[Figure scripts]
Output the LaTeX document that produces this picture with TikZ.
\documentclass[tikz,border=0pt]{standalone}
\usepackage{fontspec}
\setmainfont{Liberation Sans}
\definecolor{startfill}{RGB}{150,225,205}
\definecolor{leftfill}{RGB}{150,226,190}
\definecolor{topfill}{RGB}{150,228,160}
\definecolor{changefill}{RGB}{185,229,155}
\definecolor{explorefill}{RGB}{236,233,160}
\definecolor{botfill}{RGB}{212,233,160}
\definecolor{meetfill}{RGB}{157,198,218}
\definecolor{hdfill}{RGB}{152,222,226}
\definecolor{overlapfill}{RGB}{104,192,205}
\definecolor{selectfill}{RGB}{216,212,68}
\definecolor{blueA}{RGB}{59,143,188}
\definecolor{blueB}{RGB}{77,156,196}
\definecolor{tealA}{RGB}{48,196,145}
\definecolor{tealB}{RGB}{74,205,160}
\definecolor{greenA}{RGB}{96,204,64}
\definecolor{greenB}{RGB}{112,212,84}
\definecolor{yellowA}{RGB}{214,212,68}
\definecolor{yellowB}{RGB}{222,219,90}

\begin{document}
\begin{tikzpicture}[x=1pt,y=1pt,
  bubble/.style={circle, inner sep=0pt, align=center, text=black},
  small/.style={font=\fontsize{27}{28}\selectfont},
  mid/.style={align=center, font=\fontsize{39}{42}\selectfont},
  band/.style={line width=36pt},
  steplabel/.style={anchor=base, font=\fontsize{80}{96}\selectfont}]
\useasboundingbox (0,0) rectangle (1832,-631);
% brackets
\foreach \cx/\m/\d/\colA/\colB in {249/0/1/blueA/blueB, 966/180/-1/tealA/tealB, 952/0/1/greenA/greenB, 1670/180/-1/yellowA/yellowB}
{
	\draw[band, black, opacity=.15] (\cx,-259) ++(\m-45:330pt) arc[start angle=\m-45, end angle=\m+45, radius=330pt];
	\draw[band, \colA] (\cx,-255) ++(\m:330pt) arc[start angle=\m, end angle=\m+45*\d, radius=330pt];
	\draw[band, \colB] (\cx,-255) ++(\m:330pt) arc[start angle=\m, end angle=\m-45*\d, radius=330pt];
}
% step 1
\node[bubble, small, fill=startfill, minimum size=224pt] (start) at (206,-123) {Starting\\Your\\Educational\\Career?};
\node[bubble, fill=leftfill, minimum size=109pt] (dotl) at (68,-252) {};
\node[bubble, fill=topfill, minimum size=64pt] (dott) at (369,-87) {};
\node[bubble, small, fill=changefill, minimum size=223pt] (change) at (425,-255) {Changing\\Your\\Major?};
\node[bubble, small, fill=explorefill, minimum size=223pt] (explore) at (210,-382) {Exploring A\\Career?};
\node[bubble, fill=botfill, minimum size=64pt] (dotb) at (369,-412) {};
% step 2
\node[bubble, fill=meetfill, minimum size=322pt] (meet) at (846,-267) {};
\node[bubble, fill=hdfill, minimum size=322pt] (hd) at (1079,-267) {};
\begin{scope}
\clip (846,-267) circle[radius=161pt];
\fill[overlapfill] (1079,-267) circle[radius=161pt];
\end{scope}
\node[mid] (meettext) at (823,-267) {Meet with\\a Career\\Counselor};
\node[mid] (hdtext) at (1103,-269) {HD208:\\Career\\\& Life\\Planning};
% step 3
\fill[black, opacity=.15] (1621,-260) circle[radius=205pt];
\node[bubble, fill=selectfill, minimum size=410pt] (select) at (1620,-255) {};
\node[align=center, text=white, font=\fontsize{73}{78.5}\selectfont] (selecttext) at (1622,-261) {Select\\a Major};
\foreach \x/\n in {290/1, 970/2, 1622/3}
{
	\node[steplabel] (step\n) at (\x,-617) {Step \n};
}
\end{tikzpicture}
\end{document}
==
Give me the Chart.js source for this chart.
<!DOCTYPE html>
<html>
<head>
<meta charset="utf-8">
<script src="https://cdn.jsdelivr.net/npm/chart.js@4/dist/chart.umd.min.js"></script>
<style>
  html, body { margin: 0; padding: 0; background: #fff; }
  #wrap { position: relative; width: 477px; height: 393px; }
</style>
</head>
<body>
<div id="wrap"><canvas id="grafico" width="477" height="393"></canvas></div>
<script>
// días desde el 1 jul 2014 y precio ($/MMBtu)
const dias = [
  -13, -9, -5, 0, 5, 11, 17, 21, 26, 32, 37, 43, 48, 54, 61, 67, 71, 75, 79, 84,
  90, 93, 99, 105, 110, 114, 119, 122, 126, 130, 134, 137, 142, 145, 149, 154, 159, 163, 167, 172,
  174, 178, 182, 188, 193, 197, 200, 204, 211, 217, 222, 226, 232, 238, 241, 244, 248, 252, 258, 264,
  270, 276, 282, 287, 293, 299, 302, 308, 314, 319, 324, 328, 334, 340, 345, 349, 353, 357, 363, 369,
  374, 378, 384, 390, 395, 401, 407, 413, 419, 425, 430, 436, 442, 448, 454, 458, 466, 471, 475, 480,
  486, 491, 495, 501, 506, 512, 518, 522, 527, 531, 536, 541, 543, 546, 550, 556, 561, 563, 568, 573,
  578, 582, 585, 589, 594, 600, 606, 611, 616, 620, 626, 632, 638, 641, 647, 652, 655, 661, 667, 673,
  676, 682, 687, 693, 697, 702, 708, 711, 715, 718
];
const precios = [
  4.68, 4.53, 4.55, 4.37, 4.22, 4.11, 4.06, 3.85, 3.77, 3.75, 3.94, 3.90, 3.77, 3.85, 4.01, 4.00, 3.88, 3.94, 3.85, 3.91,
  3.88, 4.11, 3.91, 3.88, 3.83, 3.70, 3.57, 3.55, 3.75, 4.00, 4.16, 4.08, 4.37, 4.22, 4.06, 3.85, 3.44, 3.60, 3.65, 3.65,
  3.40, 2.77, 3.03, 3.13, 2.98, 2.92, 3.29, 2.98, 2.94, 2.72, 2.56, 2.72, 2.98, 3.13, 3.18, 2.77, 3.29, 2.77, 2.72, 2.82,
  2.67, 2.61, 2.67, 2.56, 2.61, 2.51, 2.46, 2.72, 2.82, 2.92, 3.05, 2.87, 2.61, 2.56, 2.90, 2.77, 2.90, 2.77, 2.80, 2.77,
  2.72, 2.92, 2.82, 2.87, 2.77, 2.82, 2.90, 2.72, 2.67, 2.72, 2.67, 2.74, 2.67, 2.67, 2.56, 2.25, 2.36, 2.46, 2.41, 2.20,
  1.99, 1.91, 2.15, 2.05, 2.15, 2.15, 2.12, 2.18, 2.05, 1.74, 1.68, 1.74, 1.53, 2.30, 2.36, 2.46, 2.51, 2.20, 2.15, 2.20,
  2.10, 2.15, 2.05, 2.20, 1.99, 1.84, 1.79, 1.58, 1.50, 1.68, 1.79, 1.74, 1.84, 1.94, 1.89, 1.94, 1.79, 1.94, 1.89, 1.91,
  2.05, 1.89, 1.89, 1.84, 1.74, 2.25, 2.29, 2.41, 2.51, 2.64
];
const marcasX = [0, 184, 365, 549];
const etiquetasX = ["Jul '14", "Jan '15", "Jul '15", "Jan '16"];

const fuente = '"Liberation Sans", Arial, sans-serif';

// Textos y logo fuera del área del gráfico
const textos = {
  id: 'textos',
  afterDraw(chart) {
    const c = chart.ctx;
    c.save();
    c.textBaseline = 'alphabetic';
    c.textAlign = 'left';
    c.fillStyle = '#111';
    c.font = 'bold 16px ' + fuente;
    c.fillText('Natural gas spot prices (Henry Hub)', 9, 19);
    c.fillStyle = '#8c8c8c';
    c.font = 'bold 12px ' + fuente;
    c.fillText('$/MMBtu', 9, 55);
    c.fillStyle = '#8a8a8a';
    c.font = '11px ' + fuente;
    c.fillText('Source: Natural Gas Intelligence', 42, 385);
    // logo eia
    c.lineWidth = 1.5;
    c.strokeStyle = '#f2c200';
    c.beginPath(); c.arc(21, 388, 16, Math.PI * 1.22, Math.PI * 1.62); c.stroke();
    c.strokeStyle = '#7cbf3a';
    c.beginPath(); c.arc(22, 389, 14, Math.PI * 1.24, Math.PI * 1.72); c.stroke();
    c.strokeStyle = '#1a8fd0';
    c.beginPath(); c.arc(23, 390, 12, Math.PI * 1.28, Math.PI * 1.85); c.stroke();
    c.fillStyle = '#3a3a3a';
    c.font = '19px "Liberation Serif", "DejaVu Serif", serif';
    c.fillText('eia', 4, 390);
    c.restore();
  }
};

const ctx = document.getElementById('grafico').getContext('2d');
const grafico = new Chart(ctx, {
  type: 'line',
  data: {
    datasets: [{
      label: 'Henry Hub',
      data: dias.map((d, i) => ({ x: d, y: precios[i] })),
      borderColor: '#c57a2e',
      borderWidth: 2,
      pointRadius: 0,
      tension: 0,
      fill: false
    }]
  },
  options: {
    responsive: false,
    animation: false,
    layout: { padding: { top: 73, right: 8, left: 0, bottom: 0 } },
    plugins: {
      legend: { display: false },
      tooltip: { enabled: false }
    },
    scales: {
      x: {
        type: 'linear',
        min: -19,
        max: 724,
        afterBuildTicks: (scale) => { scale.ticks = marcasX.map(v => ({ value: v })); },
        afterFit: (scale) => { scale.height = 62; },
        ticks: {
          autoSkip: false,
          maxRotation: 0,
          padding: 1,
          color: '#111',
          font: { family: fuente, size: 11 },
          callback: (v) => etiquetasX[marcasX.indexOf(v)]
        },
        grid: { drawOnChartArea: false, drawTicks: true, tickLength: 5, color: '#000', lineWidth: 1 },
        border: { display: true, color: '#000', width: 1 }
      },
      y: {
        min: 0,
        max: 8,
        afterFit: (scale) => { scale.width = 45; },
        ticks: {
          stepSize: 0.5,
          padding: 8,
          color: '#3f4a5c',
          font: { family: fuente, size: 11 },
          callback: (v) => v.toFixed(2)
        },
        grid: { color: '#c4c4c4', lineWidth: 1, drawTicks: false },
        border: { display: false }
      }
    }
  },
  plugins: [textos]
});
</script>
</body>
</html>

**Stated task**
Only the number is wanted: how many lines of these entries contain the string "this"?

**Solution to the problem**
2